Each act has several scenes and they are usually rather short. Once you click on each icon and read all the dialogue you will advance to the next scene. There are at least a lot of locales and the visuals are striking in some scenes. There’s little spoken dialogue, but I actually quite liked the songs here. They were very sad and helped set the tone of the entire game. This also isn’t a horror adventure either. It’s just super weird and I wish I could have followed the story or cared about any of the characters. If the dialogue wasn’t so damn boring I would care more. In some areas, I straight up just skipped through the dialogue because it was either really abstract and poetic that didn’t add anything to what was going on or just super uninteresting. Many people will probably shut the game off after act two as that’s when things really slow down and drag.
I want to say that the ending was worth all the hours of reading, but it wasn’t. It made no sense to me and the entire trip to the address almost felt like it was an afterthought. I would say I don’t want to spoil anything, but there’s not much here to spoil. There’s so much character and world-building that the actual adventure is eventually forgotten about and said world-building is dull. There are a lot of slice-of-life moments talking about real-life personal situations from the past and then there will be some sort of narrative poetic thing for a while and back to two random characters talking about how much they like a certain food. Normally this is great, but in this game, it doesn’t add anything as I have to already care about the characters to want to read this stuff.
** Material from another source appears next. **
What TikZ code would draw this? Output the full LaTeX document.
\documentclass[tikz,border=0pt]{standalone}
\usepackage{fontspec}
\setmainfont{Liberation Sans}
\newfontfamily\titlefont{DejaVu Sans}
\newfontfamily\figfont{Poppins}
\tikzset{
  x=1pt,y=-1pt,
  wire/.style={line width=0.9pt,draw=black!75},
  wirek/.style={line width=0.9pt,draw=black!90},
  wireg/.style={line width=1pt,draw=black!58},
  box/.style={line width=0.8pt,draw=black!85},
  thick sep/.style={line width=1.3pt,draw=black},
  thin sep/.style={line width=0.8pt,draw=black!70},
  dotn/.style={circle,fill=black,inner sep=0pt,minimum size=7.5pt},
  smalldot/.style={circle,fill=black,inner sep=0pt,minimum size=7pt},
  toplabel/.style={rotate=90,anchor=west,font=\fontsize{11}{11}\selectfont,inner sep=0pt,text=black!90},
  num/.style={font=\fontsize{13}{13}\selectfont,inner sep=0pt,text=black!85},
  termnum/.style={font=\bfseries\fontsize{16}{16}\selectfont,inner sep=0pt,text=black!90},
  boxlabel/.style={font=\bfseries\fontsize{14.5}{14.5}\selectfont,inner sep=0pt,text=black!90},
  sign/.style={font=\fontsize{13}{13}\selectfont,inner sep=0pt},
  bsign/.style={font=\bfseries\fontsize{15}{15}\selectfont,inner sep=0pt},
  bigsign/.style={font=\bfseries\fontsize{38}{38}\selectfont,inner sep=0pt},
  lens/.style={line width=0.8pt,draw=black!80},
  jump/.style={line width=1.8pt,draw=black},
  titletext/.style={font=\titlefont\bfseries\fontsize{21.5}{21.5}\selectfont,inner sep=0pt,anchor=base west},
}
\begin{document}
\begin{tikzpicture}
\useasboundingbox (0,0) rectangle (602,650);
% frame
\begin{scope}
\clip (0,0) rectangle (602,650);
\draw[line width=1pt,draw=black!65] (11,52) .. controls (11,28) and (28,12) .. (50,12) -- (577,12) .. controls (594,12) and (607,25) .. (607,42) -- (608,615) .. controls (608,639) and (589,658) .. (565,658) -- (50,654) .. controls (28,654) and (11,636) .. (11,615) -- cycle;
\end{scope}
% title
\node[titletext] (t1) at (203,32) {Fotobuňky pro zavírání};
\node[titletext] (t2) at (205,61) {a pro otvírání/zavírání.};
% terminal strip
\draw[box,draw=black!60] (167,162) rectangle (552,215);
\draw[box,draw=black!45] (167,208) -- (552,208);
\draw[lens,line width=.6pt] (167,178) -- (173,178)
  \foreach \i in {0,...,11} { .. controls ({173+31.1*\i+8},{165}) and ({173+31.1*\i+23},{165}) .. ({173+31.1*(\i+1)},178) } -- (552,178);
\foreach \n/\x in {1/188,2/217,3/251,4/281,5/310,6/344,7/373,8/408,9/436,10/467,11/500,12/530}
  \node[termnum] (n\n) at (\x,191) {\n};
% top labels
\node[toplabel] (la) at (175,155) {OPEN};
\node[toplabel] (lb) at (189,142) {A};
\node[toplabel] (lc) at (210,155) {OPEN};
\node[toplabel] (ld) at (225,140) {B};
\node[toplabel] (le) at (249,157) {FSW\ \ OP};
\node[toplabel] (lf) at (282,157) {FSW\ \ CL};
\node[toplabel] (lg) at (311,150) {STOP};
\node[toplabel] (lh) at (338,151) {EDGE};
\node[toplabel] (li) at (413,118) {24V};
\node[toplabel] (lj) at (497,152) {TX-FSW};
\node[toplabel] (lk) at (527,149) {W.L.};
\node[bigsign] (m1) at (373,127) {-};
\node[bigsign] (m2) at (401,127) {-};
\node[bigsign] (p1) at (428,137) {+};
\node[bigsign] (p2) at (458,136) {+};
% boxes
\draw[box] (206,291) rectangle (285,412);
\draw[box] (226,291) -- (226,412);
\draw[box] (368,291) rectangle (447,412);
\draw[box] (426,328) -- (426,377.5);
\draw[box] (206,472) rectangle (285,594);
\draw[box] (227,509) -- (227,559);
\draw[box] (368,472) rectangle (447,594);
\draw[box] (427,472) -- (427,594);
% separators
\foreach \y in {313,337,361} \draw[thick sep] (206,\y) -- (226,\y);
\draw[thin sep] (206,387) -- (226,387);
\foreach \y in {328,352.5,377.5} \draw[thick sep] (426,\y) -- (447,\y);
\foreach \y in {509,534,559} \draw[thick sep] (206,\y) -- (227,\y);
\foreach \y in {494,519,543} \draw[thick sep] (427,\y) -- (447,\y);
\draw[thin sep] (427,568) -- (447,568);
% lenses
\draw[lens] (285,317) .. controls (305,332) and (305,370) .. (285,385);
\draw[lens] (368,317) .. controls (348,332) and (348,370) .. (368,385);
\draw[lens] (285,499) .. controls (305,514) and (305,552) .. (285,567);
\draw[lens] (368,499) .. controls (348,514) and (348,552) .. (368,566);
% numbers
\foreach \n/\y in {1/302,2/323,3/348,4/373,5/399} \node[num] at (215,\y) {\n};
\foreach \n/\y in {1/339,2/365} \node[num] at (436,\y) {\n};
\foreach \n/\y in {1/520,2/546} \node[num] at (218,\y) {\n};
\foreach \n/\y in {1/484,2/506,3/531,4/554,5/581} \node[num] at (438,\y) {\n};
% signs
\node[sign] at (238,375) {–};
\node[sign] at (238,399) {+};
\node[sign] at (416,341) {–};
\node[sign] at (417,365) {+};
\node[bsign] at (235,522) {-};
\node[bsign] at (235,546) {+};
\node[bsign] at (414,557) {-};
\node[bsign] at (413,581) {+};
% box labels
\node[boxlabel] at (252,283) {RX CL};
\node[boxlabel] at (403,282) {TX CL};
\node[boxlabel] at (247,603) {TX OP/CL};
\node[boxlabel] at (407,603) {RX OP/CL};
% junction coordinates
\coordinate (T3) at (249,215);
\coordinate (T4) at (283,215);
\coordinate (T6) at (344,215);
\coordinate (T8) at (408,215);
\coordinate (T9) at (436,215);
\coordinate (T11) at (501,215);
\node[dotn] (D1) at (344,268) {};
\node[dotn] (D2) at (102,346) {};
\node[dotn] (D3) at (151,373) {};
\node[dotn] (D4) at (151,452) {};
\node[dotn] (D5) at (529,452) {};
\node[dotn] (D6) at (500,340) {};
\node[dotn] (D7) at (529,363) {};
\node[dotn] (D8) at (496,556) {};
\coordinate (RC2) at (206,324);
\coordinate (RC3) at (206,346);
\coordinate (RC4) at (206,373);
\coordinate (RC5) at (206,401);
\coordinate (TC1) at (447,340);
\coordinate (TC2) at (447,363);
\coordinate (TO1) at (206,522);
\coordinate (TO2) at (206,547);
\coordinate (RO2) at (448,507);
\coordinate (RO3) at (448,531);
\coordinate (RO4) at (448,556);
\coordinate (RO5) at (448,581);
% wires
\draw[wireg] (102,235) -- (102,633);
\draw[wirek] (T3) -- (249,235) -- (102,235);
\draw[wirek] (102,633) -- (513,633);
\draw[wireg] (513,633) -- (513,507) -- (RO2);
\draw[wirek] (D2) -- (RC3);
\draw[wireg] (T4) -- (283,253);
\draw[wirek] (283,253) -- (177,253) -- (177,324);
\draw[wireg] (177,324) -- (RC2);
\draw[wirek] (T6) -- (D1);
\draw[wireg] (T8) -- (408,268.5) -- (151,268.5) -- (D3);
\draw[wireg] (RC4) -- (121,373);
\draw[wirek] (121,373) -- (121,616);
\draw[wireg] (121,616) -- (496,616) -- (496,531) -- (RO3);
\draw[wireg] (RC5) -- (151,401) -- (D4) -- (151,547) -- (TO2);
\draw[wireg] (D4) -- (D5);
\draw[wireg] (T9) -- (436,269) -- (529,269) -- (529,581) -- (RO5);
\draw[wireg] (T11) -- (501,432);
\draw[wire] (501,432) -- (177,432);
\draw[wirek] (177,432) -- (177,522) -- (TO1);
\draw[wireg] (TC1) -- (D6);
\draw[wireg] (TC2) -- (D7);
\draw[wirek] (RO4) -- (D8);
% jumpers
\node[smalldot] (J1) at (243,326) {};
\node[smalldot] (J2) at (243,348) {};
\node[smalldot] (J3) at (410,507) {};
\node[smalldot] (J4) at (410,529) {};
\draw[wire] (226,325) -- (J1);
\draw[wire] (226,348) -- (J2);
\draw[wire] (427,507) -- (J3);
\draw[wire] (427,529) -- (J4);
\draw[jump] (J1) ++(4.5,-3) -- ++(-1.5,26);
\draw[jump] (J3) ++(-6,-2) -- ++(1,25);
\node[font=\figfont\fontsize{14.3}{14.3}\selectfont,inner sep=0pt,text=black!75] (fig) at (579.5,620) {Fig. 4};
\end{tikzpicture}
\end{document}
Overall, Route Zero starts out great and quickly drags on into a dull and uninteresting visual novel with interesting visuals. There isn’t a satisfying ending and the intervals between acts are pointless and dull. There is zero gameplay involved and mountains of text to click through. This would normally be fine if the actual characters and scenes were interesting. Some may like the abstractness of some of the writing while most others will fall asleep.